Your task – Restate the data below word for word. Skip any images it contains.

Dataset content –
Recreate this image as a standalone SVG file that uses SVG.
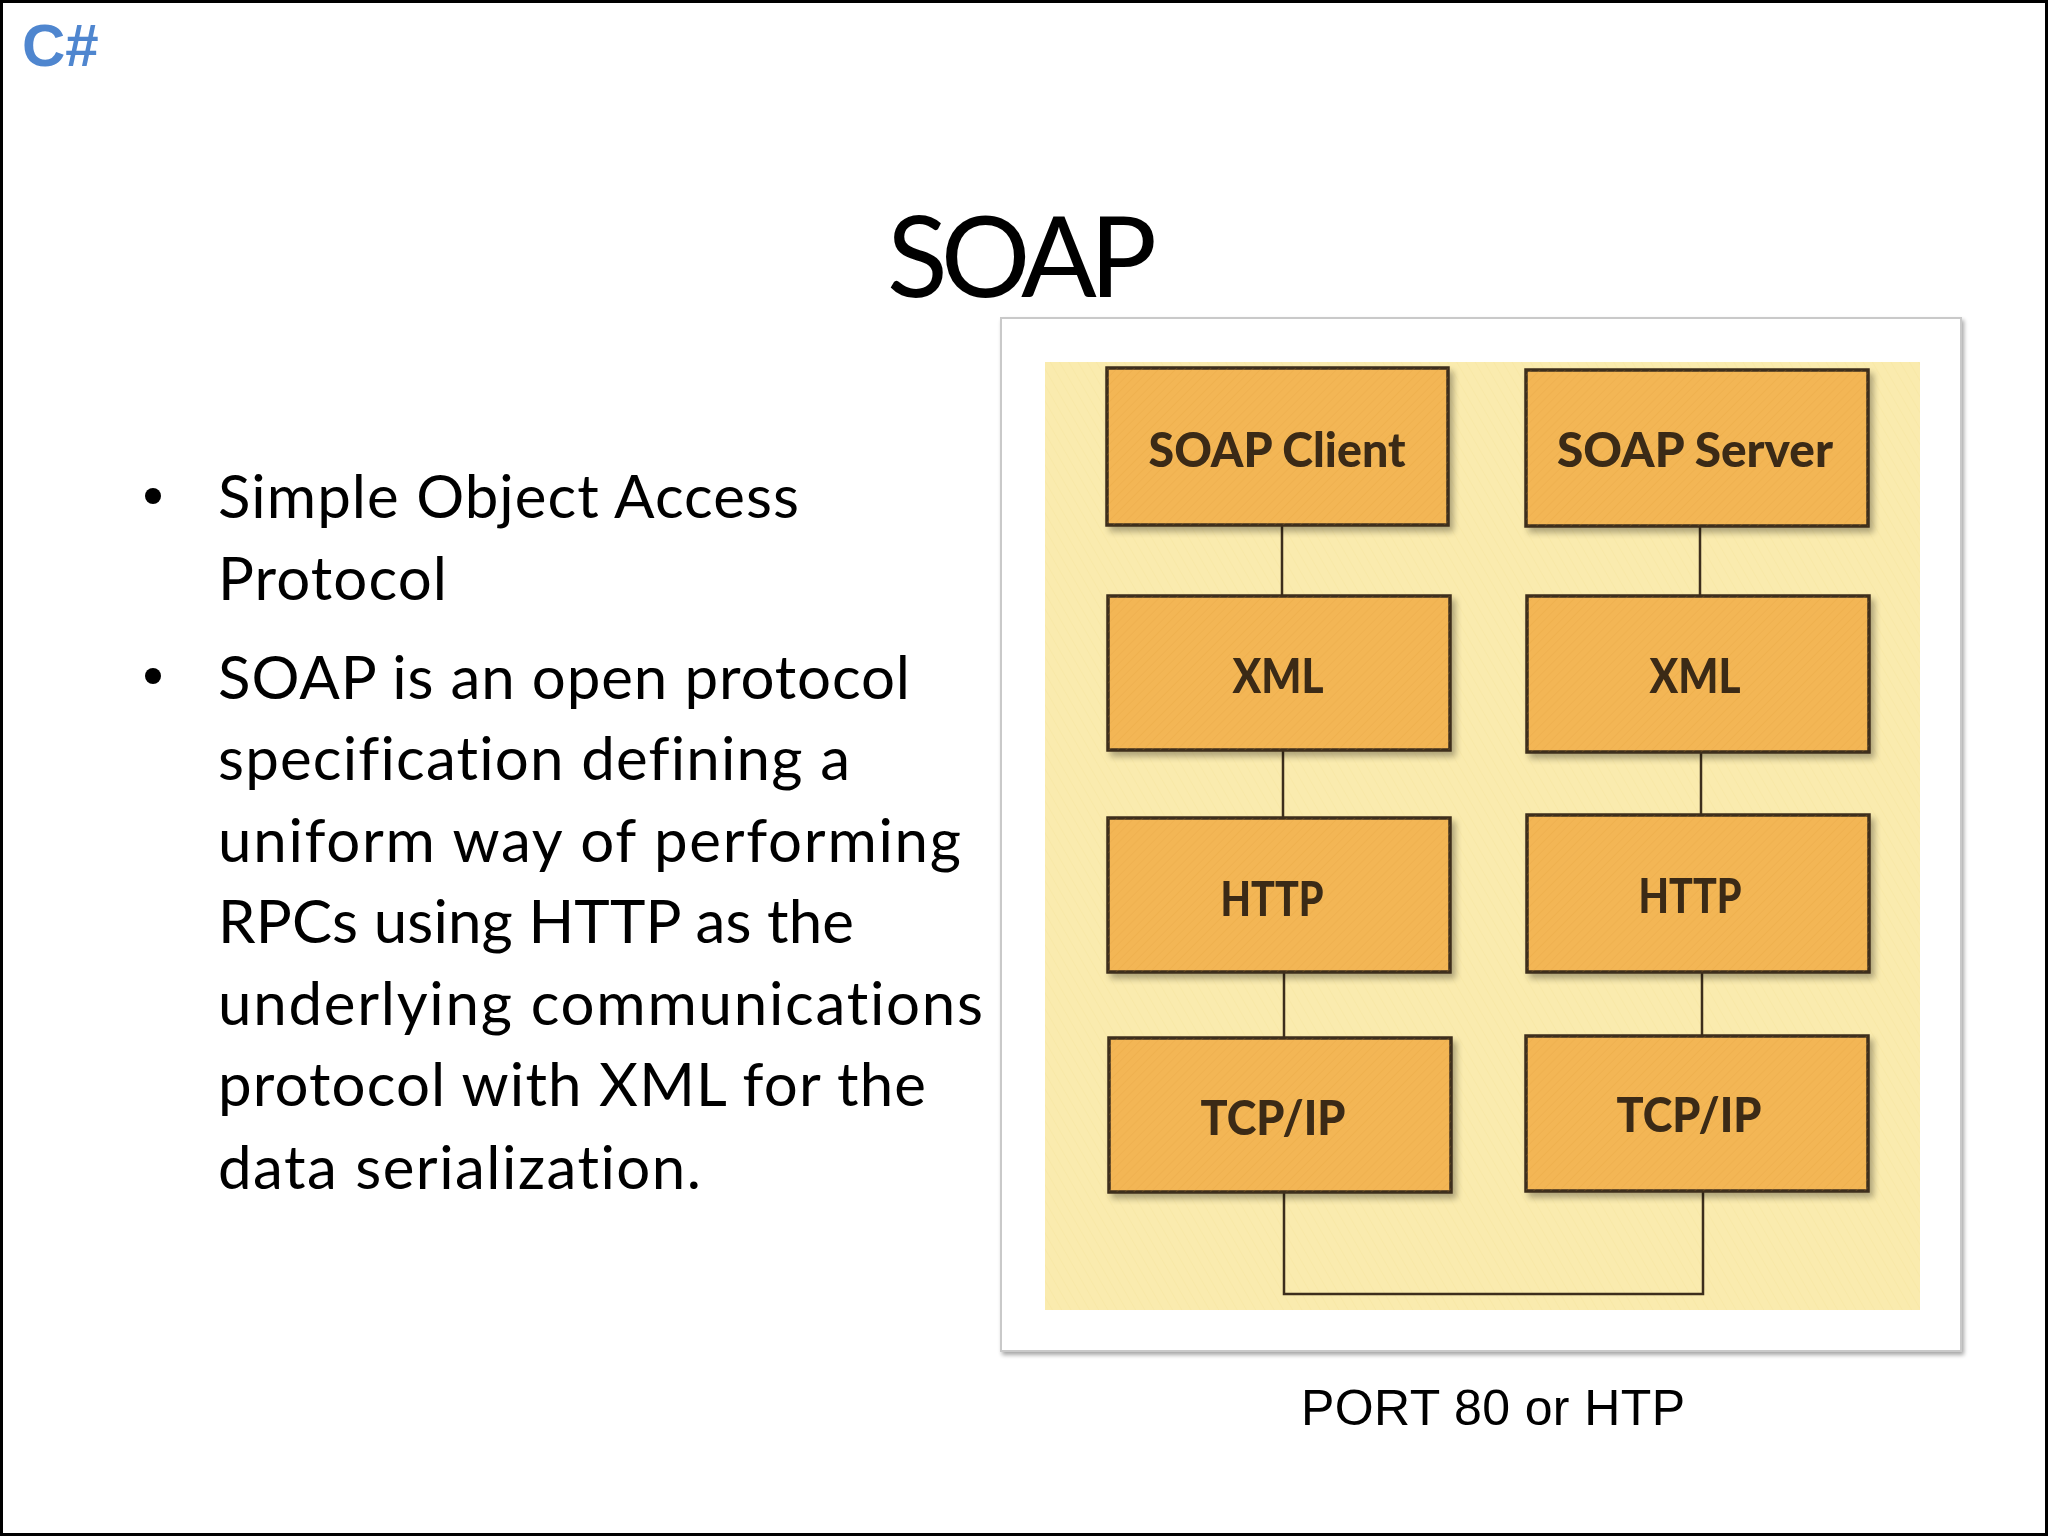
<svg xmlns="http://www.w3.org/2000/svg" width="2048" height="1536" viewBox="0 0 2048 1536">
<defs>
<style>
.body{font-family:Lato,"Open Sans",sans-serif;font-size:60px;fill:#000;font-variant-ligatures:none}
.lbl{font-family:Lato,"Open Sans",sans-serif;font-weight:900;font-size:48px;fill:#3a2a18;text-anchor:middle;font-variant-ligatures:none}
.box{fill:#f3b654;stroke:#3d2e1c;stroke-width:3.5}
.conn{fill:none;stroke:#3d2e1c;stroke-width:2.5}
</style>
<pattern id="hatch" width="6" height="6" patternUnits="userSpaceOnUse" patternTransform="rotate(45)">
<line x1="0" y1="0" x2="0" y2="6" stroke="#e09a3a" stroke-width="1" opacity="0.35"/>
</pattern>
<pattern id="bgtex" width="8" height="8" patternUnits="userSpaceOnUse" patternTransform="rotate(-30)">
<line x1="0" y1="0" x2="0" y2="8" stroke="#efd88a" stroke-width="1" opacity="0.4"/>
</pattern>
<filter id="sh" x="-10%" y="-10%" width="130%" height="130%">
<feGaussianBlur in="SourceAlpha" stdDeviation="3"/>
<feOffset dx="4" dy="5"/>
<feComponentTransfer><feFuncA type="linear" slope="0.3"/></feComponentTransfer>
<feMerge><feMergeNode/><feMergeNode in="SourceGraphic"/></feMerge>
</filter>
<filter id="fsh" x="-5%" y="-5%" width="110%" height="110%">
<feGaussianBlur in="SourceAlpha" stdDeviation="2"/>
<feOffset dx="2" dy="3"/>
<feComponentTransfer><feFuncA type="linear" slope="0.35"/></feComponentTransfer>
<feMerge><feMergeNode/><feMergeNode in="SourceGraphic"/></feMerge>
</filter>
</defs>
<rect x="0" y="0" width="2048" height="1536" fill="#fff"/>
<rect x="1.5" y="1.5" width="2045" height="1533" fill="none" stroke="#000" stroke-width="3"/>

<text x="22" y="66" font-family="'Liberation Sans',Arial,sans-serif" font-weight="700" font-size="60" fill="#4f86cf">C#</text>

<text x="1022" y="297" font-family="Lato,'Open Sans',sans-serif" font-size="112" text-anchor="middle" textLength="270">SOAP</text>

<g id="bullets">
<circle cx="153" cy="496" r="8" fill="#000"/>
<circle cx="153" cy="676" r="8" fill="#000"/>
<text class="body" x="218" y="518" textLength="581">Simple Object Access</text>
<text class="body" x="218" y="600" textLength="229">Protocol</text>
<text class="body" x="218" y="699" textLength="692">SOAP is an open protocol</text>
<text class="body" x="218" y="780" textLength="632">specification defining a</text>
<text class="body" x="218" y="862" textLength="743">uniform way of performing</text>
<text class="body" x="218" y="943" textLength="636">RPCs using HTTP as the</text>
<text class="body" x="218" y="1025" textLength="765">underlying communications</text>
<text class="body" x="218" y="1106" textLength="708">protocol with XML for the</text>
<text class="body" x="218" y="1189" textLength="483">data serialization.</text>
</g>

<rect x="1001" y="318" width="960" height="1033" fill="#fff" stroke="#c9c9c9" stroke-width="2" filter="url(#fsh)"/>
<rect x="1045" y="362" width="875" height="948" fill="#faebae"/>
<rect x="1045" y="362" width="875" height="948" fill="url(#bgtex)"/>

<g id="connectors">
<line class="conn" x1="1282" y1="525" x2="1282" y2="596"/>
<line class="conn" x1="1283" y1="750" x2="1283" y2="818"/>
<line class="conn" x1="1284" y1="972" x2="1284" y2="1038"/>
<line class="conn" x1="1700" y1="526" x2="1700" y2="596"/>
<line class="conn" x1="1701" y1="752" x2="1701" y2="815"/>
<line class="conn" x1="1702" y1="972" x2="1702" y2="1036"/>
<polyline class="conn" points="1284,1192 1284,1294 1703,1294 1703,1191"/>
</g>

<g id="soap-client" filter="url(#sh)">
<rect class="box" x="1107" y="368" width="341" height="157"/>
<rect x="1107" y="368" width="341" height="157" fill="url(#hatch)"/>
<text class="lbl" x="1277" y="467" textLength="257" lengthAdjust="spacingAndGlyphs">SOAP Client</text>
</g>
<g id="xml-client" filter="url(#sh)">
<rect class="box" x="1108" y="596" width="342" height="154"/>
<rect x="1108" y="596" width="342" height="154" fill="url(#hatch)"/>
<text class="lbl" x="1278" y="693" textLength="91" lengthAdjust="spacingAndGlyphs">XML</text>
</g>
<g id="http-client" filter="url(#sh)">
<rect class="box" x="1108" y="818" width="342" height="154"/>
<rect x="1108" y="818" width="342" height="154" fill="url(#hatch)"/>
<text class="lbl" x="1272" y="916" textLength="103" lengthAdjust="spacingAndGlyphs">HTTP</text>
</g>
<g id="tcp-client" filter="url(#sh)">
<rect class="box" x="1109" y="1038" width="342" height="154"/>
<rect x="1109" y="1038" width="342" height="154" fill="url(#hatch)"/>
<text class="lbl" x="1273" y="1135" textLength="145" lengthAdjust="spacingAndGlyphs">TCP/IP</text>
</g>
<g id="soap-server" filter="url(#sh)">
<rect class="box" x="1526" y="370" width="342" height="156"/>
<rect x="1526" y="370" width="342" height="156" fill="url(#hatch)"/>
<text class="lbl" x="1695" y="467" textLength="276" lengthAdjust="spacingAndGlyphs">SOAP Server</text>
</g>
<g id="xml-server" filter="url(#sh)">
<rect class="box" x="1527" y="596" width="342" height="156"/>
<rect x="1527" y="596" width="342" height="156" fill="url(#hatch)"/>
<text class="lbl" x="1695" y="693" textLength="91" lengthAdjust="spacingAndGlyphs">XML</text>
</g>
<g id="http-server" filter="url(#sh)">
<rect class="box" x="1527" y="815" width="342" height="157"/>
<rect x="1527" y="815" width="342" height="157" fill="url(#hatch)"/>
<text class="lbl" x="1690" y="913" textLength="103" lengthAdjust="spacingAndGlyphs">HTTP</text>
</g>
<g id="tcp-server" filter="url(#sh)">
<rect class="box" x="1526" y="1036" width="342" height="155"/>
<rect x="1526" y="1036" width="342" height="155" fill="url(#hatch)"/>
<text class="lbl" x="1689" y="1132" textLength="145" lengthAdjust="spacingAndGlyphs">TCP/IP</text>
</g>

<text x="1493" y="1425" font-family="'Liberation Sans',Arial,sans-serif" font-size="50" text-anchor="middle" textLength="384">PORT 80 or HTP</text>
</svg>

Correct output –
Recreate this image as a standalone SVG file that uses SVG.
<svg xmlns="http://www.w3.org/2000/svg" width="2048" height="1536" viewBox="0 0 2048 1536">
<defs>
<style>
.body{font-family:Lato,"Open Sans",sans-serif;font-size:60px;fill:#000;font-variant-ligatures:none}
.lbl{font-family:Lato,"Open Sans",sans-serif;font-weight:900;font-size:48px;fill:#3a2a18;text-anchor:middle;font-variant-ligatures:none}
.box{fill:#f3b654;stroke:#3d2e1c;stroke-width:3.5}
.conn{fill:none;stroke:#3d2e1c;stroke-width:2.5}
</style>
<pattern id="hatch" width="6" height="6" patternUnits="userSpaceOnUse" patternTransform="rotate(45)">
<line x1="0" y1="0" x2="0" y2="6" stroke="#e09a3a" stroke-width="1" opacity="0.35"/>
</pattern>
<pattern id="bgtex" width="8" height="8" patternUnits="userSpaceOnUse" patternTransform="rotate(-30)">
<line x1="0" y1="0" x2="0" y2="8" stroke="#efd88a" stroke-width="1" opacity="0.4"/>
</pattern>
<filter id="sh" x="-10%" y="-10%" width="130%" height="130%">
<feGaussianBlur in="SourceAlpha" stdDeviation="3"/>
<feOffset dx="4" dy="5"/>
<feComponentTransfer><feFuncA type="linear" slope="0.3"/></feComponentTransfer>
<feMerge><feMergeNode/><feMergeNode in="SourceGraphic"/></feMerge>
</filter>
<filter id="fsh" x="-5%" y="-5%" width="110%" height="110%">
<feGaussianBlur in="SourceAlpha" stdDeviation="2"/>
<feOffset dx="2" dy="3"/>
<feComponentTransfer><feFuncA type="linear" slope="0.35"/></feComponentTransfer>
<feMerge><feMergeNode/><feMergeNode in="SourceGraphic"/></feMerge>
</filter>
</defs>
<rect x="0" y="0" width="2048" height="1536" fill="#fff"/>
<rect x="1.5" y="1.5" width="2045" height="1533" fill="none" stroke="#000" stroke-width="3"/>

<text x="22" y="66" font-family="'Liberation Sans',Arial,sans-serif" font-weight="700" font-size="60" fill="#4f86cf">C#</text>

<text x="1022" y="297" font-family="Lato,'Open Sans',sans-serif" font-size="112" text-anchor="middle" textLength="270">SOAP</text>

<g id="bullets">
<circle cx="153" cy="496" r="8" fill="#000"/>
<circle cx="153" cy="676" r="8" fill="#000"/>
<text class="body" x="218" y="518" textLength="581">Simple Object Access</text>
<text class="body" x="218" y="600" textLength="229">Protocol</text>
<text class="body" x="218" y="699" textLength="692">SOAP is an open protocol</text>
<text class="body" x="218" y="780" textLength="632">specification defining a</text>
<text class="body" x="218" y="862" textLength="743">uniform way of performing</text>
<text class="body" x="218" y="943" textLength="636">RPCs using HTTP as the</text>
<text class="body" x="218" y="1025" textLength="765">underlying communications</text>
<text class="body" x="218" y="1106" textLength="708">protocol with XML for the</text>
<text class="body" x="218" y="1189" textLength="483">data serialization.</text>
</g>

<rect x="1001" y="318" width="960" height="1033" fill="#fff" stroke="#c9c9c9" stroke-width="2" filter="url(#fsh)"/>
<rect x="1045" y="362" width="875" height="948" fill="#faebae"/>
<rect x="1045" y="362" width="875" height="948" fill="url(#bgtex)"/>

<g id="connectors">
<line class="conn" x1="1282" y1="525" x2="1282" y2="596"/>
<line class="conn" x1="1283" y1="750" x2="1283" y2="818"/>
<line class="conn" x1="1284" y1="972" x2="1284" y2="1038"/>
<line class="conn" x1="1700" y1="526" x2="1700" y2="596"/>
<line class="conn" x1="1701" y1="752" x2="1701" y2="815"/>
<line class="conn" x1="1702" y1="972" x2="1702" y2="1036"/>
<polyline class="conn" points="1284,1192 1284,1294 1703,1294 1703,1191"/>
</g>

<g id="soap-client" filter="url(#sh)">
<rect class="box" x="1107" y="368" width="341" height="157"/>
<rect x="1107" y="368" width="341" height="157" fill="url(#hatch)"/>
<text class="lbl" x="1277" y="467" textLength="257" lengthAdjust="spacingAndGlyphs">SOAP Client</text>
</g>
<g id="xml-client" filter="url(#sh)">
<rect class="box" x="1108" y="596" width="342" height="154"/>
<rect x="1108" y="596" width="342" height="154" fill="url(#hatch)"/>
<text class="lbl" x="1278" y="693" textLength="91" lengthAdjust="spacingAndGlyphs">XML</text>
</g>
<g id="http-client" filter="url(#sh)">
<rect class="box" x="1108" y="818" width="342" height="154"/>
<rect x="1108" y="818" width="342" height="154" fill="url(#hatch)"/>
<text class="lbl" x="1272" y="916" textLength="103" lengthAdjust="spacingAndGlyphs">HTTP</text>
</g>
<g id="tcp-client" filter="url(#sh)">
<rect class="box" x="1109" y="1038" width="342" height="154"/>
<rect x="1109" y="1038" width="342" height="154" fill="url(#hatch)"/>
<text class="lbl" x="1273" y="1135" textLength="145" lengthAdjust="spacingAndGlyphs">TCP/IP</text>
</g>
<g id="soap-server" filter="url(#sh)">
<rect class="box" x="1526" y="370" width="342" height="156"/>
<rect x="1526" y="370" width="342" height="156" fill="url(#hatch)"/>
<text class="lbl" x="1695" y="467" textLength="276" lengthAdjust="spacingAndGlyphs">SOAP Server</text>
</g>
<g id="xml-server" filter="url(#sh)">
<rect class="box" x="1527" y="596" width="342" height="156"/>
<rect x="1527" y="596" width="342" height="156" fill="url(#hatch)"/>
<text class="lbl" x="1695" y="693" textLength="91" lengthAdjust="spacingAndGlyphs">XML</text>
</g>
<g id="http-server" filter="url(#sh)">
<rect class="box" x="1527" y="815" width="342" height="157"/>
<rect x="1527" y="815" width="342" height="157" fill="url(#hatch)"/>
<text class="lbl" x="1690" y="913" textLength="103" lengthAdjust="spacingAndGlyphs">HTTP</text>
</g>
<g id="tcp-server" filter="url(#sh)">
<rect class="box" x="1526" y="1036" width="342" height="155"/>
<rect x="1526" y="1036" width="342" height="155" fill="url(#hatch)"/>
<text class="lbl" x="1689" y="1132" textLength="145" lengthAdjust="spacingAndGlyphs">TCP/IP</text>
</g>

<text x="1493" y="1425" font-family="'Liberation Sans',Arial,sans-serif" font-size="50" text-anchor="middle" textLength="384">PORT 80 or HTP</text>
</svg>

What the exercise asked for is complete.